Mi abuela tiene ya 93 años. Es la persona que más admiro en el mundo. Una cabeza privilegiada y una discreción inigualable. Cuéntale lo que quieras, que, si dice que queda entre ella y tú, nadie más va a saber de qué hablaron. La veo cansada, pero con su sonrisa de siempre. No hace mucho se rompió la cadera. Sin embargo, volvió a caminar, aunque de aquella manera y con andador. Todos los días se levanta para echarse unas partidas al parchís y resolver unas cuantas sopas de letras. Es la jefa de la familia. La que nos sostuvo al resto. La que nos dio todo. El mejor potaje de la historia, las mejores anécdotas que puedas escuchar. Su voz siempre calmada, sus explicaciones cargadas de razón y lógica. Su moral, su integridad. Últimamente la visito poco. Soy idiota. Cuando lo hago, en ocasiones, no sé muy bien qué decirle. Me quedo mirándola y vuelvo a tiempos en los que fui muy feliz. No puede ser que ya estemos en este punto. No puede ser que haya cosas que ahora le cuesten tanto. ¿Qué estoy haciendo que dejo pasar tantos días sin dejarme caer por ahí? Con todo lo que me dio, con todo lo que merece…

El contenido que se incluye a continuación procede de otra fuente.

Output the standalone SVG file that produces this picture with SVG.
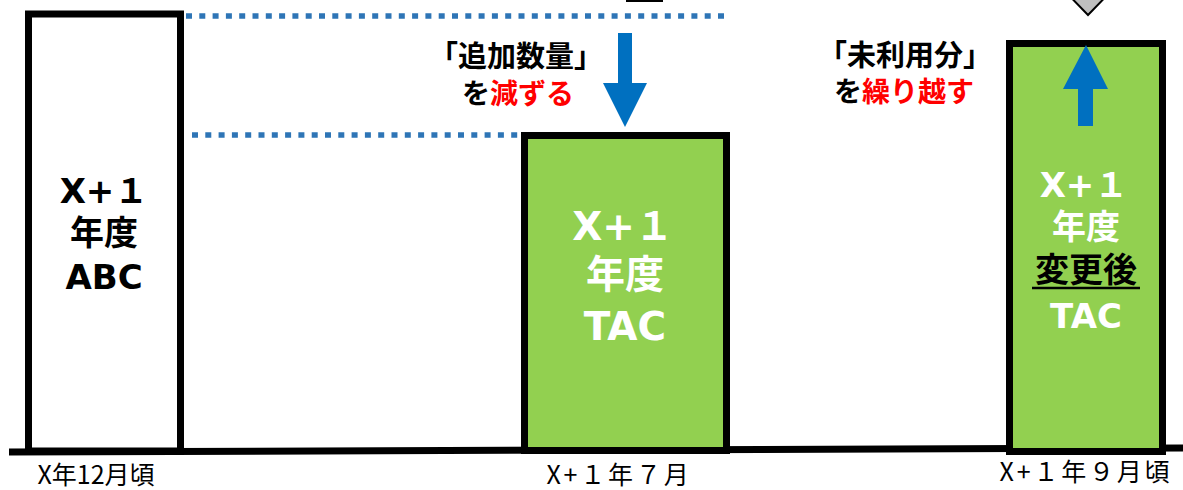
<svg xmlns="http://www.w3.org/2000/svg" width="1183" height="490" viewBox="0 0 1183 490">
<style>
.box{stroke:#000;stroke-width:7}
.white{fill:#fff}
.green{fill:#92D050}
.dot{fill:none;stroke:#2E75B6;stroke-width:5.5;stroke-dasharray:6 7.3}
.t{font-family:"DejaVu Sans","Noto Sans CJK JP",sans-serif;font-weight:bold;text-anchor:middle}
.lbl{font-family:"Noto Sans CJK JP",sans-serif;font-size:25px;text-anchor:middle;fill:#000}
.blue{fill:#0070C0}
.red{fill:#FF0000}
</style>
<g id="connectors">
<line class="dot" x1="186" y1="16" x2="727" y2="16"/>
<line class="dot" x1="192" y1="135" x2="522" y2="135"/>
<polygon id="down-arrow" class="blue" points="618,33 632,33 632,83 647,83 625,127 603,83 618,83"/>
<polygon id="top-grey" points="1056,-18 1120,-18 1088,15" fill="#BFBFBF" stroke="#000" stroke-width="2"/>
<rect id="top-box" x="627" y="-12" width="35" height="13" fill="#fff" stroke="#000" stroke-width="2"/>
</g>
<g id="baseline">
<line x1="9" y1="452" x2="1183" y2="448" stroke="#000" stroke-width="7"/>
</g>
<g id="abc">
<rect class="box white" x="28.5" y="14" width="152" height="437"/>
<text class="t" x="104" y="203" font-size="34">X+１</text>
<text class="t" x="104" y="245" font-size="34">年度</text>
<text class="t" x="104" y="289" font-size="34">ABC</text>
</g>
<g id="tac1">
<rect class="box green" x="524.5" y="135.5" width="202" height="315"/>
<text class="t" x="623" y="240" font-size="39" fill="#fff">X+１</text>
<text class="t" x="625" y="288" font-size="39" fill="#fff">年度</text>
<text class="t" x="625" y="340" font-size="39" fill="#fff">TAC</text>
</g>
<g id="tac2">
<rect class="box green" x="1009.5" y="43.5" width="153" height="408"/>
<polygon class="blue" points="1086,45 1108,89 1093,89 1093,126 1078,126 1078,89 1063,89"/>
<text class="t" x="1084" y="197" font-size="34" fill="#fff">X+１</text>
<text class="t" x="1086" y="239" font-size="34" fill="#fff">年度</text>
<text class="t" x="1086" y="282" font-size="34" fill="#000">変更後</text>
<line x1="1032" y1="288" x2="1140" y2="288" stroke="#000" stroke-width="2.5"/>
<text class="t" x="1086" y="328" font-size="34" fill="#fff">TAC</text>
</g>
<g id="note-reduce">
<text class="t" x="516" y="67" font-size="29">「追加数量」</text>
<text class="t" x="518" y="104" font-size="28">を<tspan class="red">減ずる</tspan></text>
</g>
<g id="note-carry">
<text class="t" x="905" y="66" font-size="29">「未利用分」</text>
<text class="t" x="904" y="102" font-size="28">を<tspan class="red">繰り越す</tspan></text>
</g>
<g id="labels">
<text class="lbl" x="96" y="484">X年12月頃</text>
<text class="lbl" x="619" y="484" letter-spacing="2.8">X+１年７月</text>
<text class="lbl" x="1086" y="481" letter-spacing="2.8">X+１年９月頃</text>
</g>
</svg>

Mis abuelas y abuelos son solo cinco ejemplos. Personas que han estado ahí más o menos tiempo. Personas que me han importado y a las que he querido. Infinidad de momentos que serían imposibles de enumerar. Pero infinidad de cosas que me hubiera gustado hacer. O volver a hacer. Y tantas palabras que nunca pronuncié…

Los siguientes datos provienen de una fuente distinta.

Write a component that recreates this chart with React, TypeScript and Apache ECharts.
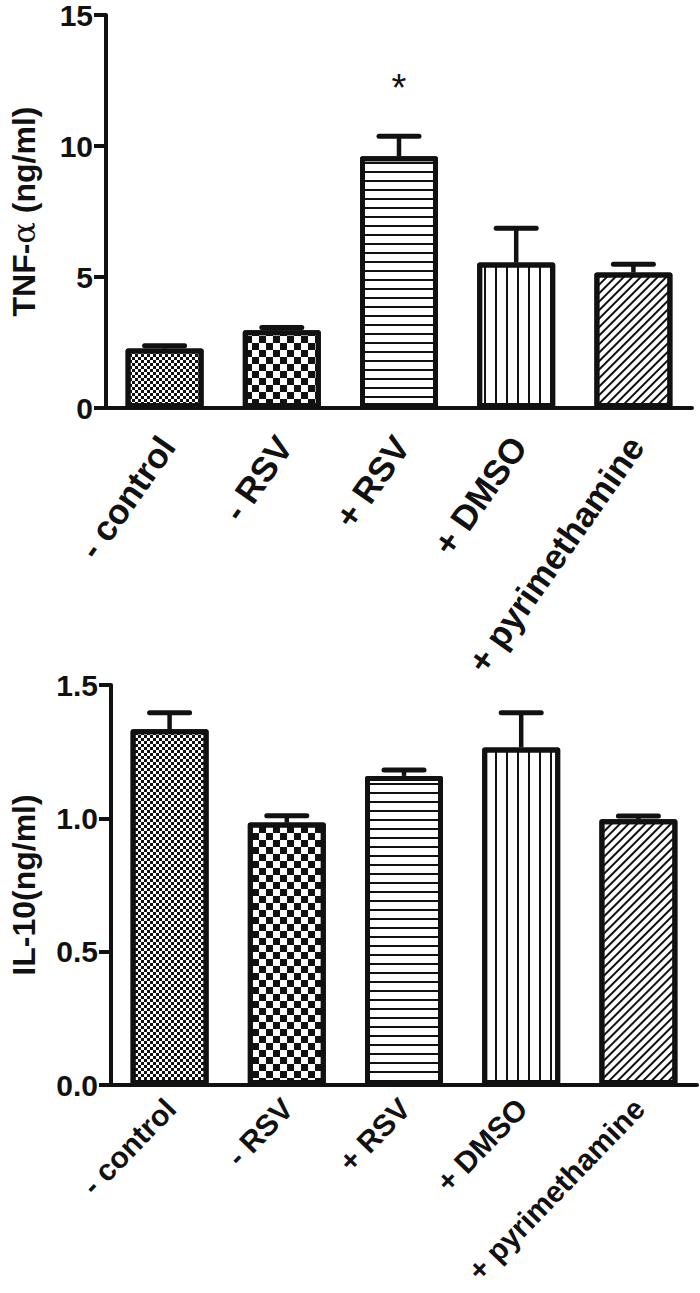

Ayer cumplí años. Tantos como para que mi yo del pasado me llamase señor. O pureta. Como para que ese yo no me entendiese si un día me acercara al polideportivo del barrio a tirar un poco a canasta. ¿Qué hace este, con los años que tiene? Qué rápido pasa la vida. Qué cantidad de recuerdos.
Y ayer se acordó de mí mucha gente. Gente que probablemente esté leyendo esto. Y quería decirte que si tú formas parte de este grupo, que sepas que en mi memoria también estás, aunque no te lo diga. Bueno, aunque no te lo suela decir, que ahora mismo sí lo estoy haciendo. Gracias por lo que hemos compartido. Si quieres, habrá más. Yo quiero… Y si te apetece, cuéntaselo también a quienes decidieron apartarse o aparté yo hace mucho, pero que siguen conectadas y conectados contigo. Si ves a alguna de esas personas, diles que si estuvieron en algún momento fue porque ambas quisimos. Y esos ratos me siguen valiendo. Gracias también a ellas y ellos.

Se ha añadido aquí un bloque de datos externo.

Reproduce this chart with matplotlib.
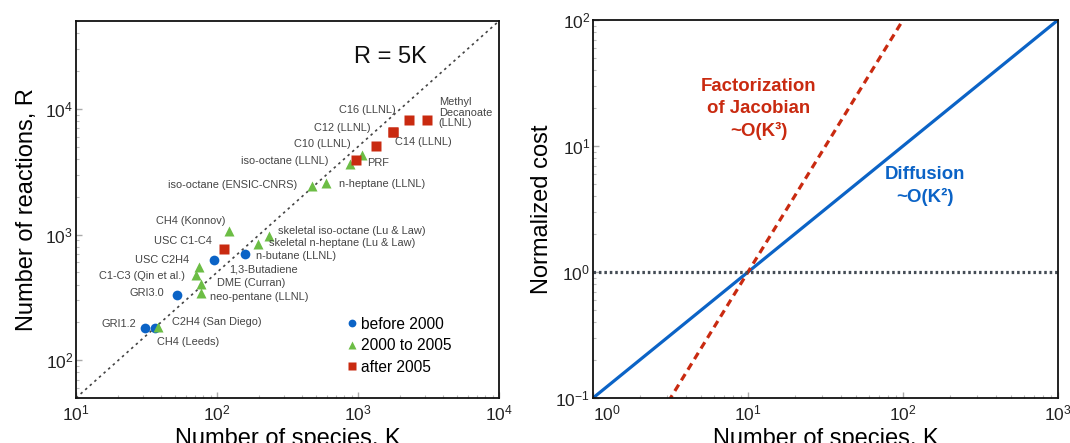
import matplotlib
matplotlib.use("Agg")
import matplotlib.pyplot as plt
from matplotlib.ticker import LogLocator, NullFormatter

plt.rcParams["font.family"] = ["Liberation Sans", "DejaVu Sans"]
plt.rcParams["mathtext.fontset"] = "custom"
plt.rcParams["mathtext.rm"] = "Liberation Sans"
plt.rcParams["mathtext.it"] = "Liberation Sans:italic"
plt.rcParams["mathtext.bf"] = "Liberation Sans:bold"
plt.rcParams["axes.unicode_minus"] = False

# --- left panel: mechanism size ---
early_names = ["GRI1.2", "CH4 (Leeds)", "GRI3.0", "USC C2H4", "n-butane (LLNL)"]
early_k = [31, 36.5, 52.3, 94.7, 159]
early_r = [180, 180, 328, 628, 705]

mid_names = ["C2H4 (San Diego)", "1,3-Butadiene", "C1-C3 (Qin et al.)", "DME (Curran)",
             "neo-pentane (LLNL)", "CH4 (Konnov)", "skeletal n-heptane (Lu & Law)",
             "skeletal iso-octane (Lu & Law)", "iso-octane (ENSIC-CNRS)",
             "n-heptane (LLNL)", "iso-octane (LLNL)", ""]
mid_k = [38.4, 74.7, 70.6, 76.8, 76.8, 122, 195, 232, 470, 594, 873, 1076]
mid_r = [182, 553, 479, 404, 340, 1066, 845, 973, 2415, 2565, 3630, 4300]

late_names = ["USC C1-C4", "PRF", "C10 (LLNL)", "C12 (LLNL)", "C14 (LLNL)",
              "C16 (LLNL)", "Methyl\nDecanoate\n(LLNL)"]
late_k = [112, 975, 1334, 1766, 1766, 2287, 3073]
late_r = [773, 3900, 5070, 6500, 6500, 8220, 8220]

ref_k = [10, 10000]
ref_r = [50, 50000]

# label offsets in pixels (dx, dy, ha)
label_pos = {
    "GRI1.2": (-9, 4, "right"),
    "CH4 (Leeds)": (2, -14, "left"),
    "GRI3.0": (-13, 2, "right"),
    "USC C2H4": (-25, 0, "right"),
    "n-butane (LLNL)": (11, -2, "left"),
    "C2H4 (San Diego)": (14, 5, "left"),
    "1,3-Butadiene": (30, -3, "left"),
    "C1-C3 (Qin et al.)": (-11, -1, "right"),
    "DME (Curran)": (16, 1, "left"),
    "neo-pentane (LLNL)": (9, -4, "left"),
    "CH4 (Konnov)": (-4, 10, "right"),
    "skeletal n-heptane (Lu & Law)": (11, 1, "left"),
    "skeletal iso-octane (Lu & Law)": (9, 5, "left"),
    "iso-octane (ENSIC-CNRS)": (-15, 1, "right"),
    "n-heptane (LLNL)": (13, -1, "left"),
    "iso-octane (LLNL)": (-21, 3, "right"),
    "USC C1-C4": (-12, 8, "right"),
    "PRF": (11, -3, "left"),
    "C10 (LLNL)": (-25, 2, "right"),
    "C12 (LLNL)": (-22, 4, "right"),
    "C14 (LLNL)": (2, -10, "left"),
    "C16 (LLNL)": (-13, 10, "right"),
    "Methyl\nDecanoate\n(LLNL)": (12, 7, "left"),
}

# --- right panel: normalized cost lines ---
k_line = [1, 10, 100, 1000]
diffusion_cost = [0.1, 1, 10, 100]
jacobian_cost = [0.01, 1, 100, 10000]

blue = "#0b63c6"
green = "#6cbd45"
red = "#c92a10"
label_gray = "#444444"

fig = plt.figure(figsize=(10.7, 4.43), dpi=100)
ax1 = fig.add_axes([76 / 1070, 45 / 443, 423 / 1070, 377 / 443])
ax2 = fig.add_axes([593 / 1070, 45 / 443, 465 / 1070, 378 / 443])

ax1.plot(ref_k, ref_r, color="#444444", lw=1.2, linestyle=(0, (1.5, 2.2)), zorder=1)
ax1.plot(early_k, early_r, "o", color=blue, ms=7, mec="none", label="before 2000", zorder=3)
ax1.plot(mid_k, mid_r, "^", color=green, ms=7, mec="none", label="2000 to 2005", zorder=3)
ax1.plot(late_k, late_r, "s", color=red, ms=6.5, mec="none", label="after 2005", zorder=3)

for names, ks, rs in [(early_names, early_k, early_r),
                      (mid_names, mid_k, mid_r),
                      (late_names, late_k, late_r)]:
    for name, k, r in zip(names, ks, rs):
        if name not in label_pos:
            continue
        dx, dy, ha = label_pos[name]
        ax1.annotate(name, (k, r), xytext=(dx, dy), textcoords="offset pixels",
                     ha=ha, va="center", fontsize=7.9, color=label_gray,
                     linespacing=1.1)

ax1.text(0.744, 0.905, "R = 5K", transform=ax1.transAxes, ha="center",
         va="center", fontsize=17, color="#111111")

ax1.set_xscale("log")
ax1.set_yscale("log")
ax1.set_xlim(10, 10000)
ax1.set_ylim(50, 50000)
ax1.set_xlabel("Number of species, K", fontsize=17, labelpad=3)
ax1.set_ylabel("Number of reactions, R", fontsize=17, labelpad=5)
ax1.legend(loc="upper left", bbox_to_anchor=(0.625, 0.236), frameon=False,
           fontsize=11.2, handlelength=0.5, handletextpad=0.3, borderpad=0,
           labelspacing=0.42, markerscale=0.8)

ax2.plot(k_line, diffusion_cost, color=blue, lw=2.3, solid_capstyle="butt")
ax2.plot(k_line, jacobian_cost, color=red, lw=2.3, linestyle=(0, (2.3, 1.6)))
ax2.axhline(1, color="#444c55", lw=2.3, linestyle=(0, (0.8, 0.9)))
ax2.set_xscale("log")
ax2.set_yscale("log")
ax2.set_xlim(1, 1000)
ax2.set_ylim(0.1, 100)
ax2.set_xlabel("Number of species, K", fontsize=17, labelpad=3)
ax2.set_ylabel("Normalized cost", fontsize=17, labelpad=2)

fig.text(759 / 1070, 1 - 109 / 443, "Factorization\nof Jacobian\n~O(K³)",
         ha="center", va="center", fontsize=13.4, fontweight="bold", color=red,
         linespacing=1.4)
fig.text(925 / 1070, 1 - 186 / 443, "Diffusion\n~O(K²)", ha="center", va="center",
         fontsize=13.4, fontweight="bold", color=blue, linespacing=1.4)

for ax in (ax1, ax2):
    for side in ("top", "right", "left", "bottom"):
        ax.spines[side].set_linewidth(1.3)
        ax.spines[side].set_color("#111111")
    ax.xaxis.set_minor_locator(LogLocator(base=10, subs=range(2, 10), numticks=20))
    ax.yaxis.set_minor_locator(LogLocator(base=10, subs=range(2, 10), numticks=20))
    ax.xaxis.set_minor_formatter(NullFormatter())
    ax.yaxis.set_minor_formatter(NullFormatter())
    ax.tick_params(which="major", direction="in", length=4, width=1, color="#aaaaaa",
                   labelsize=12.5, labelcolor="#222222")
    ax.tick_params(which="minor", direction="in", length=2, width=0.8, color="#bbbbbb")
    ax.tick_params(axis="x", which="major", pad=4)
    ax.tick_params(axis="y", which="major", pad=2)

# the 10^0 label on the right panel sits just right of the corner
fig.canvas.draw()
for tick in ax2.xaxis.get_major_ticks():
    if abs(tick.get_loc() - 1) < 1e-9:
        tick.label1.set_horizontalalignment("left")

fig.savefig("out.png", dpi=100)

A lo que voy, que me estoy liando. La vida pasa muy rápido, ¿saben? De pronto soy muy adulto y entiendo que muchas cosas no volverán y algunos sueños no podrán cumplirse. Sin embargo, hay otros tantos que sí y esperan una cantidad enorme de recuerdos por crear. En fin, que gracias a quienes dedicaron un poco de su tiempo en felicitarme. Qué regalo tan valioso.

PD: Deberíamos dedicarnos más tiempo.
Mucho amor.
Por cierto. Ayer fui a ver a mi abuela.